We live in and around geography - from the streets we walk to the weather we endure - so supporting your child’s geography may not be as daunting as you may first think. The principle here is to know your local area and explore it with your children. Walk to school if possible rather than go by car. Touch the outdoor world, keep a record of what you see on the way.
Play "I Spy" on the way to school. What a way to investigate the features of places! Point out the range of maps that we can use to help us unravel the mystery of places. Be map collectors in places that you visit that give out free maps - shopping centres, country parks, town centres and museums. Read and explore them with your children. Let older children investigate route maps and help them to plan the route to places that you visit. Look at the food items that you are purchasing, note where they come from and look for the countries together in an atlas at home, or on internet maps. Look at the labels in clothing items, where are the items made? Go for a walk in a local wood or forest at different times of the year e.g. springtime or autumn (leaf kicking time). Seasonality is a very important pattern in their lives. Watch the weather forecast - even better listen to different radio channel forecasts. Did they get it right? Watch items on dramatic world weather events. Talk about topic issues highlighted by news programmes such as News Round.
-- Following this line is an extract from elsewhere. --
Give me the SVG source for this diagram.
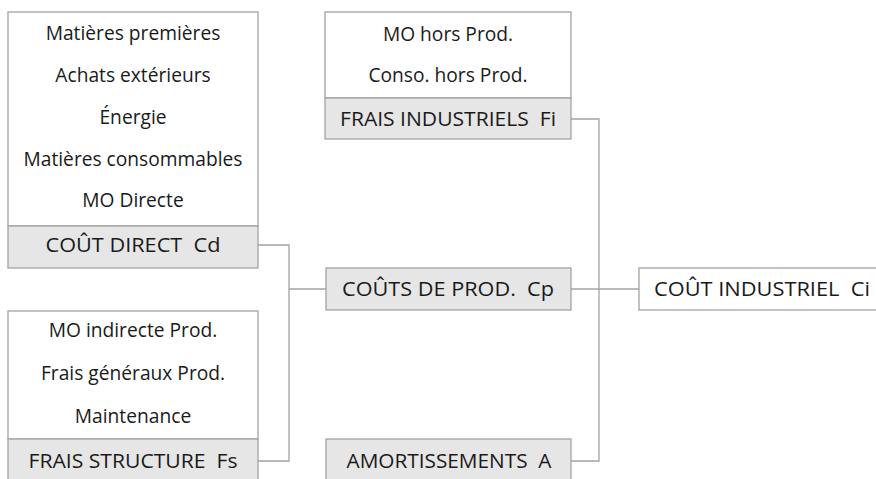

The list is endless – you will have many ideas of your own. In a nutshell, you can help your children learn by offering them exciting activities and by encouraging them to ask and to try to answer questions about the world in which we live.
History and Geography in Action
As a school, we strive to utilise the outdoors, where possible. We have an extensive school grounds which the children use regularly. Futhermore, we have local links with our village musuem and Hendred House, with its vast grounds, which includes a private chapel called St. John the Baptist and St. Amand. Within walking distance of the school, there are various Geocaches, which the older children have found using GPS.